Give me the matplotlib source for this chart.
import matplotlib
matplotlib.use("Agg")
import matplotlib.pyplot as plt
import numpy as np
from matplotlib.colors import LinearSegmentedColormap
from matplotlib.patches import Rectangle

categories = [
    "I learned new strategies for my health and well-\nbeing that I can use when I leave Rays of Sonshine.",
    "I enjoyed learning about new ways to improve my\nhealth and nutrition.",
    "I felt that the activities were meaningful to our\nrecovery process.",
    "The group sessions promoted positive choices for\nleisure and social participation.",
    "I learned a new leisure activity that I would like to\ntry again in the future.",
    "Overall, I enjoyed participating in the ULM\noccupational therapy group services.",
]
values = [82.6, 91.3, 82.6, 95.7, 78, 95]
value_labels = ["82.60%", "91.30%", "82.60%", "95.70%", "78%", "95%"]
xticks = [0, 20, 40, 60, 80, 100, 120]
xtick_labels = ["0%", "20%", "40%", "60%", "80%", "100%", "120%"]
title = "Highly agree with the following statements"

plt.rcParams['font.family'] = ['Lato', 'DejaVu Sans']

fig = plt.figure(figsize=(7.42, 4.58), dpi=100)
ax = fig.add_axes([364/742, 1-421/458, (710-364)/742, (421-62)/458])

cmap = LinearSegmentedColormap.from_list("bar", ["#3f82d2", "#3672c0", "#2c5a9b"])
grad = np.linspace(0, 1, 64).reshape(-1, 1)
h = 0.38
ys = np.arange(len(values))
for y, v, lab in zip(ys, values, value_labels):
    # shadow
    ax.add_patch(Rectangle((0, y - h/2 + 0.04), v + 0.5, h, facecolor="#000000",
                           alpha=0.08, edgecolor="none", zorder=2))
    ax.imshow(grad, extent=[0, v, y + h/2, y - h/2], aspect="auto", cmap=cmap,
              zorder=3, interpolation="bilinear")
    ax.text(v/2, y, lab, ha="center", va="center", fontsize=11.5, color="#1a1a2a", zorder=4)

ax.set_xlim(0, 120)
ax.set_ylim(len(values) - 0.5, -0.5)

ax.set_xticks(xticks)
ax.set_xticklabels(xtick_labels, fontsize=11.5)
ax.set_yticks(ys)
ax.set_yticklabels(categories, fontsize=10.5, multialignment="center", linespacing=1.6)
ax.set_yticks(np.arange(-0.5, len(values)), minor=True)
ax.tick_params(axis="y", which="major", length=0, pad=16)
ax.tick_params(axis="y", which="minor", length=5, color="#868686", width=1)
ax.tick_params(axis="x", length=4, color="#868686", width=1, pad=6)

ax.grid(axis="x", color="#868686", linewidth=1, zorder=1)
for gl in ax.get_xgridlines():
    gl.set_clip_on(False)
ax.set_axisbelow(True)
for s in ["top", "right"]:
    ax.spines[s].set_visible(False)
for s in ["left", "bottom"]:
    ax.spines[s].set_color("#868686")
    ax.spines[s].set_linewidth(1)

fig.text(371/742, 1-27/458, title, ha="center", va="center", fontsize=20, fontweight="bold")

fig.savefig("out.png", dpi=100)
--- --- ---
__The task__.
Quote verbatim the opening lines of the listing above, ending with the line where "1-421/458, (710-364)/742, (421-62)/458])" appears; include both endpoints and nothing more.

__Task solution__.
Give me the matplotlib source for this chart.
import matplotlib
matplotlib.use("Agg")
import matplotlib.pyplot as plt
import numpy as np
from matplotlib.colors import LinearSegmentedColormap
from matplotlib.patches import Rectangle

categories = [
    "I learned new strategies for my health and well-\nbeing that I can use when I leave Rays of Sonshine.",
    "I enjoyed learning about new ways to improve my\nhealth and nutrition.",
    "I felt that the activities were meaningful to our\nrecovery process.",
    "The group sessions promoted positive choices for\nleisure and social participation.",
    "I learned a new leisure activity that I would like to\ntry again in the future.",
    "Overall, I enjoyed participating in the ULM\noccupational therapy group services.",
]
values = [82.6, 91.3, 82.6, 95.7, 78, 95]
value_labels = ["82.60%", "91.30%", "82.60%", "95.70%", "78%", "95%"]
xticks = [0, 20, 40, 60, 80, 100, 120]
xtick_labels = ["0%", "20%", "40%", "60%", "80%", "100%", "120%"]
title = "Highly agree with the following statements"

plt.rcParams['font.family'] = ['Lato', 'DejaVu Sans']

fig = plt.figure(figsize=(7.42, 4.58), dpi=100)
ax = fig.add_axes([364/742, 1-421/458, (710-364)/742, (421-62)/458])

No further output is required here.